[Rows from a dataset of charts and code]
■ ■ ■ ■

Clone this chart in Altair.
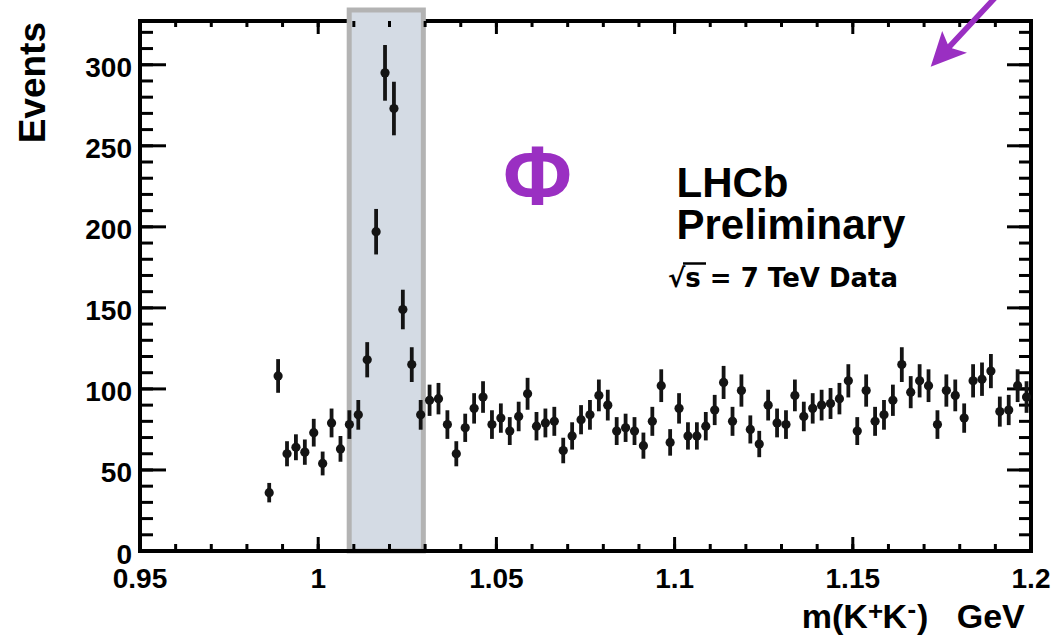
import altair as alt
import numpy as np
import pandas as pd

# ---- histogram of m(K+K-), 2.5 MeV bins (bin centres in GeV) ----
mass = [
    0.98625, 0.98875, 0.99125, 0.99375, 0.99625, 0.99875,
    1.00125, 1.00375, 1.00625, 1.00875, 1.01125, 1.01375, 1.01625, 1.01875,
    1.02125, 1.02375, 1.02625, 1.02875, 1.03125, 1.03375, 1.03625, 1.03875,
    1.04125, 1.04375, 1.04625, 1.04875, 1.05125, 1.05375, 1.05625, 1.05875,
    1.06125, 1.06375, 1.06625, 1.06875, 1.07125, 1.07375, 1.07625, 1.07875,
    1.08125, 1.08375, 1.08625, 1.08875, 1.09125, 1.09375, 1.09625, 1.09875,
    1.10125, 1.10375, 1.10625, 1.10875, 1.11125, 1.11375, 1.11625, 1.11875,
    1.12125, 1.12375, 1.12625, 1.12875, 1.13125, 1.13375, 1.13625, 1.13875,
    1.14125, 1.14375, 1.14625, 1.14875, 1.15125, 1.15375, 1.15625, 1.15875,
    1.16125, 1.16375, 1.16625, 1.16875, 1.17125, 1.17375, 1.17625, 1.17875,
    1.18125, 1.18375, 1.18625, 1.18875, 1.19125, 1.19375, 1.19625, 1.19875,
]
events = [
    36, 108, 60, 64, 61, 73,
    54, 79, 63, 78, 84, 118, 197, 295,
    273, 149, 115, 84, 93, 94, 78, 60,
    76, 88, 95, 78, 82, 74, 83, 97,
    77, 79, 80, 62, 71, 81, 84, 96,
    90, 74, 76, 74, 65, 80, 102, 67,
    88, 71, 71, 77, 87, 104, 80, 99,
    75, 66, 90, 79, 78, 96, 83, 88,
    90, 91, 94, 105, 74, 99, 80, 84,
    93, 115, 98, 105, 102, 78, 99, 96,
    82, 105, 106, 111, 86, 87, 102, 95,
]

# phi signal window (GeV)
phi_window = [1.0087, 1.0295]

# axis ticks and their labels
x_major = [0.95, 1.0, 1.05, 1.1, 1.15, 1.2]
x_labels = ["0.95", "1", "1.05", "1.1", "1.15", "1.2"]
x_minor = [0.95, 0.96, 0.97, 0.98, 0.99, 1.0, 1.01, 1.02, 1.03, 1.04, 1.05,
           1.06, 1.07, 1.08, 1.09, 1.1, 1.11, 1.12, 1.13, 1.14, 1.15,
           1.16, 1.17, 1.18, 1.19, 1.2]
y_major = [0, 50, 100, 150, 200, 250, 300]
y_labels = ["0", "50", "100", "150", "200", "250", "300"]
y_minor = list(range(0, 330, 10))

W, H = 891, 530
FONT = "Liberation Sans"
WIDE = "DejaVu Sans"
INK = "#141414"
PURPLE = "#9a2fc2"

hist = pd.DataFrame({"mass": mass, "events": events})
# Poisson uncertainty on each bin count
hist["lo"] = hist["events"] - np.sqrt(hist["events"])
hist["hi"] = hist["events"] + np.sqrt(hist["events"])

xs = alt.Scale(domain=[0.95, 1.2], nice=False, zero=False)
ys = alt.Scale(domain=[0, 327], nice=False, zero=True)

one = pd.DataFrame({"k": [0]})


def frame_line(**enc):
    return alt.Chart(one).mark_rule(
        color="black", strokeWidth=4, strokeCap="square"
    ).encode(**enc)


top_frame = frame_line(x=alt.value(0), x2=alt.value(W), y=alt.value(0))
bottom_frame = frame_line(x=alt.value(0), x2=alt.value(W), y=alt.value(H))
left_frame = frame_line(x=alt.value(0), y=alt.value(0), y2=alt.value(H))
right_frame = frame_line(x=alt.value(W), y=alt.value(0), y2=alt.value(H))

band = alt.Chart(
    pd.DataFrame({"start": [phi_window[0]], "end": [phi_window[1]]})
).mark_rect(fill="#d4dbe4", stroke="#b3b3b3", strokeWidth=5).encode(
    x=alt.X("start:Q", scale=xs, axis=None),
    x2="end:Q",
    y=alt.value(H),
    y2=alt.value(-11),
)


def x_ticks(vals, length):
    d = pd.DataFrame({"v": vals})
    base = alt.Chart(d).mark_rule(color="black", strokeWidth=3)
    bottom = base.encode(x=alt.X("v:Q", scale=xs, axis=None),
                         y=alt.value(H), y2=alt.value(H - length))
    top = base.encode(x=alt.X("v:Q", scale=xs, axis=None),
                      y=alt.value(0), y2=alt.value(length - 1))
    return [bottom, top]


def y_ticks(vals, left_len, right_len):
    d = pd.DataFrame({"v": vals})
    base = alt.Chart(d).mark_rule(color="black", strokeWidth=3)
    left = base.encode(y=alt.Y("v:Q", scale=ys, axis=None),
                       x=alt.value(0), x2=alt.value(left_len))
    right = base.encode(y=alt.Y("v:Q", scale=ys, axis=None),
                        x=alt.value(W), x2=alt.value(W - right_len))
    return [left, right]


ticks = (x_ticks(x_minor, 7) + x_ticks(x_major, 14)
         + y_ticks(y_minor, 13, 12) + y_ticks(y_major, 26, 24))

# tick labels, placed through the same scales
x_tick_labels = alt.Chart(
    pd.DataFrame({"v": x_major, "t": x_labels})
).mark_text(
    font=FONT, fontWeight="bold", fontSize=28, color="black",
    align="center", baseline="alphabetic",
).encode(x=alt.X("v:Q", scale=xs, axis=None), y=alt.value(H + 37), text="t:N")

y_tick_labels = alt.Chart(
    pd.DataFrame({"v": y_major, "t": y_labels})
).mark_text(
    font=FONT, fontWeight="bold", fontSize=28, color="black",
    align="right", baseline="alphabetic", dy=12.5,
).encode(y=alt.Y("v:Q", scale=ys, axis=None), x=alt.value(-8), text="t:N")

err_bars = alt.Chart(hist).mark_rule(color=INK, strokeWidth=3.8).encode(
    x=alt.X("mass:Q", scale=xs, axis=None),
    y=alt.Y("lo:Q", scale=ys, axis=None),
    y2="hi:Q",
)
points = alt.Chart(hist).mark_point(
    filled=True, shape="circle", size=85, color=INK, opacity=1
).encode(
    x=alt.X("mass:Q", scale=xs, axis=None),
    y=alt.Y("events:Q", scale=ys, axis=None),
)


def label(text, x, y, size, color="black", align="left", angle=0, font=FONT):
    return alt.Chart(pd.DataFrame({"t": [text]})).mark_text(
        font=font, fontWeight="bold", fontSize=size, color=color,
        align=align, baseline="alphabetic", angle=angle,
    ).encode(x=alt.value(x), y=alt.value(y), text="t:N")


# x-axis title m(K+K-) GeV, with raised charge signs
XT = H + 77
x_title = [
    label("m(K", 661.7, XT, 34),
    label("+", 728, XT - 8, 26),
    label("K", 742.5, XT, 34),
    label("-", 767.5, XT - 10.5, 26),
    label(")", 777, XT, 34),
    label("GeV", 816.7, XT, 34),
]
y_title = label("Events", -95, 1, 37, align="right", angle=270)

phi = label("Φ", 397.5, 184, 84, PURPLE, "center")
lhcb = label("LHCb", 536.5, 175.7, 42)
prelim = label("Preliminary", 536.5, 218, 42)
energy = label("√s = 7 TeV Data", 528, 265.7, 26, font=WIDE)
root_bar = alt.Chart(one).mark_rule(color="black", strokeWidth=2.5).encode(
    x=alt.value(543), x2=alt.value(566), y=alt.value(242.5)
)

# arrow pointing into the upper-right corner of the frame (path in pixels)
arrow_path = ("M0,0L36.3,-14L21.15,-18.56L77.07,-78.5L72.97,-82.3"
              "L17.05,-22.38L11.49,-35.76Z")
arrow = alt.Chart(one).mark_point(
    shape=arrow_path, size=4, filled=True, color=PURPLE, opacity=1,
    strokeWidth=0,
).encode(x=alt.value(790.7), y=alt.value(45.7))

chart = alt.layer(
    top_frame, band, bottom_frame, left_frame, right_frame,
    *ticks, err_bars, points,
    x_tick_labels, y_tick_labels, *x_title, y_title,
    phi, lhcb, prelim, energy, root_bar, arrow,
).properties(
    width=W, height=H,
    autosize=alt.AutoSizeParams(type="none"),
    padding={"left": 140, "top": 21, "right": 22, "bottom": 84},
    background="white",
).configure_view(stroke=None)

chart.save("out.html", embed_options={"renderer": "svg", "actions": False})
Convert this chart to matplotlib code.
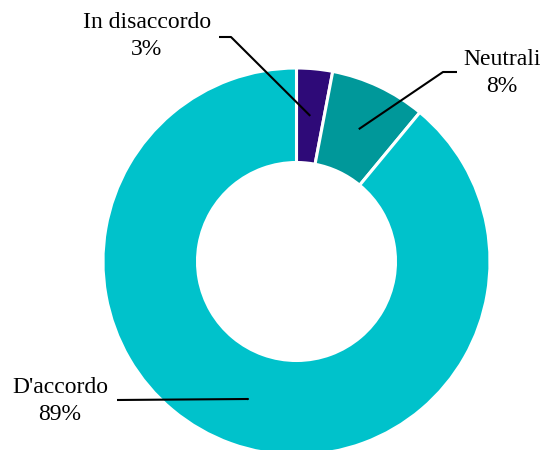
import numpy as np
import matplotlib
matplotlib.use("Agg")
import matplotlib.pyplot as plt

# Survey answers, share of respondents (%)
categories = ["In disaccordo", "Neutrali", "D'accordo"]
shares = [3, 8, 89]
colors = ["#2E0A78", "#00989A", "#00C2CB"]

# label text placement (pixel coords, y from top) and elbow of the leader line
label_pos = [(147, 36), (502, 73), (60, 401)]
elbow_pos = [(231, 37), (443, 72), (248, 399)]
line_end = [(219, 37), (457, 72), (117, 400)]

W, H = 542, 450
cx, cy = 296.5, 261.5
r_out, r_in = 193.5, 99.0

plt.rcParams['font.family'] = ['Liberation Serif', 'DejaVu Serif']

fig = plt.figure(figsize=(W / 100, H / 100), dpi=100)
ax = fig.add_axes([0, 0, 1, 1])
ax.set_xlim(0, W)
ax.set_ylim(0, H)
ax.set_aspect('equal')
ax.axis('off')

wedges, _ = ax.pie(shares, colors=colors, startangle=90, counterclock=False,
                   center=(cx, H - cy), radius=r_out,
                   wedgeprops=dict(width=r_out - r_in, edgecolor='white', linewidth=2.2))
ax.set_xlim(0, W)
ax.set_ylim(0, H)

r_mid = (r_out + r_in) / 2
for w, name, val, lp, el, le in zip(wedges, categories, shares, label_pos, elbow_pos, line_end):
    ang = np.deg2rad((w.theta1 + w.theta2) / 2)
    ax0 = cx + r_mid * np.cos(ang)
    ay0 = (H - cy) + r_mid * np.sin(ang)
    ax.plot([ax0, el[0], le[0]], [ay0, H - el[1], H - le[1]],
            color='black', lw=1.5, solid_capstyle='butt')
    ax.text(lp[0], H - lp[1], f"{name}\n{val}%", ha='center', va='center',
            fontsize=17, linespacing=1.35, color='black')

fig.savefig("out.png", dpi=100)
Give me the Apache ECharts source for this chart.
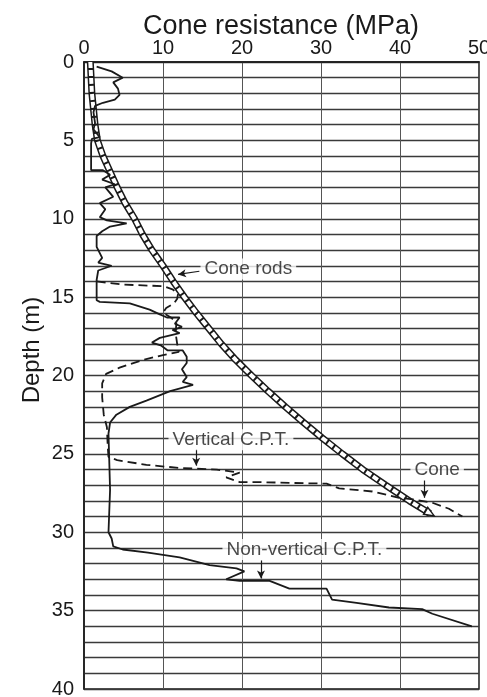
<!DOCTYPE html>
<html>
<head>
<meta charset="utf-8">
<script src="https://cdn.jsdelivr.net/npm/echarts@6/dist/echarts.min.js"></script>
<style>
html,body{margin:0;padding:0;background:#fff;}
#chart{width:487px;height:697px;}
</style>
</head>
<body>
<div id="chart"></div>
<script>
// ---- data: [cone resistance (MPa), depth (m)] ----
var xTicks = [0, 10, 20, 30, 40, 50];
var yTickLabels = [0, 5, 10, 15, 20, 25, 30, 35, 40];

var coneRods = [
  [0.8,0],[1.0,2],[1.4,4],[1.7,5],[2.4,6],[3.3,7],[4.2,8],[5.2,9],[6.4,10],[7.4,11],
  [8.6,12],[10.0,13],[11.3,14],[12.7,15],[14.2,16],[15.8,17],[17.4,18],[19.2,19],
  [21.2,20],[23.3,21],[25.5,22],[27.8,23],[30.2,24],[32.7,25],[35.3,26],[38.2,27],
  [41.2,28],[43.8,28.8]
];

var nonVerticalCPT = [
  [1.6,0.3],[3.5,0.6],[4.9,1.0],[3.7,1.3],[4.3,1.7],[4.5,2.1],[3.9,2.4],[2.4,2.6],[1.4,2.8],
  [1.2,3.2],[1.4,3.9],[1.2,4.3],[2.0,4.8],[1.0,4.9],[0.9,5.2],[0.9,6.9],[2.4,6.9],[3.3,7.2],
  [2.3,7.5],[3.9,7.8],[2.7,8.0],[3.7,8.6],[2.0,9.0],[2.7,9.4],[2.0,9.9],[2.9,10.1],[5.4,10.3],
  [3.3,10.5],[2.3,10.8],[1.6,11.1],[1.6,11.8],[2.3,12.5],[1.8,12.8],[3.5,13.0],[1.8,13.3],
  [1.6,13.9],[1.6,15.2],[2.0,15.3],[5.8,15.4],[8.3,15.8],[9.6,16.1],[10.5,16.3],[12.1,16.3],
  [11.5,16.7],[12.4,16.9],[11.2,17.1],[12.1,17.3],[9.6,17.6],[8.6,17.9],[9.8,18.1],[10.6,18.4],
  [12.5,18.4],[13.0,18.8],[13.0,19.2],[12.4,19.6],[13.0,20.1],[12.5,20.4],[13.8,20.6],
  [10.9,21.0],[7.9,21.6],[5.8,22.0],[4.1,22.5],[3.3,23.0],[3.1,23.7],[3.3,27.3],[3.1,30.0],
  [3.5,30.4],[3.7,30.9],[4.9,31.1],[8.1,31.3],[12.1,31.6],[15.9,32.1],[19.3,32.3],[20.3,32.5],
  [18.0,33.0],[19.7,33.1],[23.5,33.1],[26.0,33.6],[30.7,33.6],[31.4,34.3],[34.5,34.5],
  [38.6,34.8],[42.8,34.9],[44.1,35.2],[49.1,36.0]
];

var verticalCPT = [
  [1.6,14.0],[5.0,14.2],[10.0,14.3],[11.2,14.5],[11.9,14.8],[11.8,15.1],[11.4,15.4],[10.4,15.7],
  [10.0,16.0],[11.0,16.3],[11.7,16.6],[11.6,17.3],[11.8,18.0],[12.0,18.5],[10.0,18.7],[7.5,19.0],
  [4.5,19.5],[2.8,19.9],[2.3,20.5],[2.3,21.4],[2.5,22.5],[2.9,23.3],[3.0,24.5],[3.1,25.2],
  [4.2,25.4],[7.9,25.7],[12.1,25.9],[16.8,26.0],[19.7,26.2],[18.0,26.5],[19.7,26.8],[22.2,26.8],
  [26.0,26.85],[30.7,26.9],[32.3,27.2],[36.5,27.4],[39.9,27.8],[41.6,27.9],[44.0,28.1],
  [46.2,28.5],[47.9,29.0]
];

// annotations: [q, depth, text]
var annotations = [
  [20.8, 13.2, 'Cone rods'],
  [18.6, 24.1, 'Vertical C.P.T.'],
  [44.7, 26.0, 'Cone'],
  [27.9, 31.1, 'Non-vertical C.P.T.']
];
// leader arrows: [q1, d1, q2, d2]
var leaders = [
  [14.6, 13.35, 11.9, 13.55],
  [14.2, 24.7, 14.2, 25.75],
  [43.1, 26.7, 43.1, 27.8],
  [22.4, 31.8, 22.4, 32.95]
];

var FONT = '"Liberation Sans", Arial, Helvetica, sans-serif';
var INK = '#1a1a1a';

var chart = echarts.init(document.getElementById('chart'), null, {renderer: 'canvas'});

var rodData = coneRods.map(function (p, i) {
  if (i === coneRods.length - 1) {
    return {value: p, symbol: 'triangle', symbolSize: [8, 10], symbolRotate: -121,
      itemStyle: {color: '#fff', borderColor: INK, borderWidth: 1.5}};
  }
  return {value: p};
});

var option = {
  backgroundColor: '#fff',
  animation: false,
  title: {
    text: 'Cone resistance (MPa)',
    left: 138, top: 8,
    textStyle: {fontFamily: FONT, fontSize: 27, fontWeight: 'normal', color: INK}
  },
  graphic: [{
    type: 'text', x: 32, y: 350, rotation: Math.PI / 2,
    style: {text: 'Depth (m)', font: '24px ' + FONT, fill: INK, textAlign: 'center', textVerticalAlign: 'middle'}
  }],
  grid: {left: 84, top: 62, right: 8, bottom: 8, outerBoundsMode: 'none', containLabel: false,
    show: true, borderColor: INK, borderWidth: 1.5, backgroundColor: 'transparent'},
  xAxis: {
    type: 'value', position: 'top', min: 0, max: 50, interval: 10,
    axisLine: {show: true, lineStyle: {color: INK, width: 1.5}},
    axisTick: {show: false},
    axisLabel: {fontFamily: FONT, fontSize: 20, color: INK, margin: 4,
      formatter: function (v) { return xTicks.indexOf(v) >= 0 ? String(v) : ''; }},
    splitLine: {show: true, lineStyle: {color: '#555', width: 1}}
  },
  yAxis: {
    type: 'value', inverse: true, min: 0, max: 40, interval: 1,
    axisLine: {show: true, lineStyle: {color: INK, width: 1.5}},
    axisTick: {show: false},
    axisLabel: {fontFamily: FONT, fontSize: 20, color: INK, margin: 10,
      formatter: function (v) { return yTickLabels.indexOf(v) >= 0 ? String(v) : ''; }},
    splitLine: {show: true, lineStyle: {color: '#3a3a3a', width: 1.3}}
  },
  series: [
    {
      name: 'Cone rods outer', type: 'line', data: coneRods, symbol: 'none', silent: true,
      lineStyle: {color: INK, width: 7}, z: 3
    },
    {
      name: 'Cone rods', type: 'line', data: rodData, symbol: 'none', showSymbol: true, silent: true,
      lineStyle: {color: '#fff', width: 4, type: [6, 2]}, z: 4
    },
    {
      name: 'Vertical C.P.T.', type: 'line', data: verticalCPT, symbol: 'none', silent: true,
      lineStyle: {color: INK, width: 1.8, type: [9, 5]}, z: 5
    },
    {
      name: 'Non-vertical C.P.T.', type: 'line', data: nonVerticalCPT, symbol: 'none', silent: true,
      lineStyle: {color: INK, width: 1.8}, z: 6
    },
    {
      name: 'labels', type: 'scatter', symbolSize: 0, silent: true, z: 10,
      data: annotations.map(function (a) { return {value: [a[0], a[1]], name: a[2]}; }),
      label: {
        show: true, position: 'inside', formatter: '{b}',
        fontFamily: FONT, fontSize: 19, color: INK,
        backgroundColor: '#fff', padding: [1, 4]
      },
      markLine: {
        silent: true, symbol: ['none', 'arrow'], symbolSize: [6, 8],
        label: {show: false},
        lineStyle: {color: INK, width: 1.2, type: 'solid'},
        data: leaders.map(function (l) { return [{coord: [l[0], l[1]]}, {coord: [l[2], l[3]]}]; })
      }
    }
  ]
};
chart.setOption(option);
</script>
</body>
</html>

■ ■ ■ ■

TASK BRIEF: Reproduce the material above exactly, first line through the line that contains "import pandas as pd", minus the pictures.

TASK ANSWER:
Clone this chart in Altair.
import altair as alt
import numpy as np
import pandas as pd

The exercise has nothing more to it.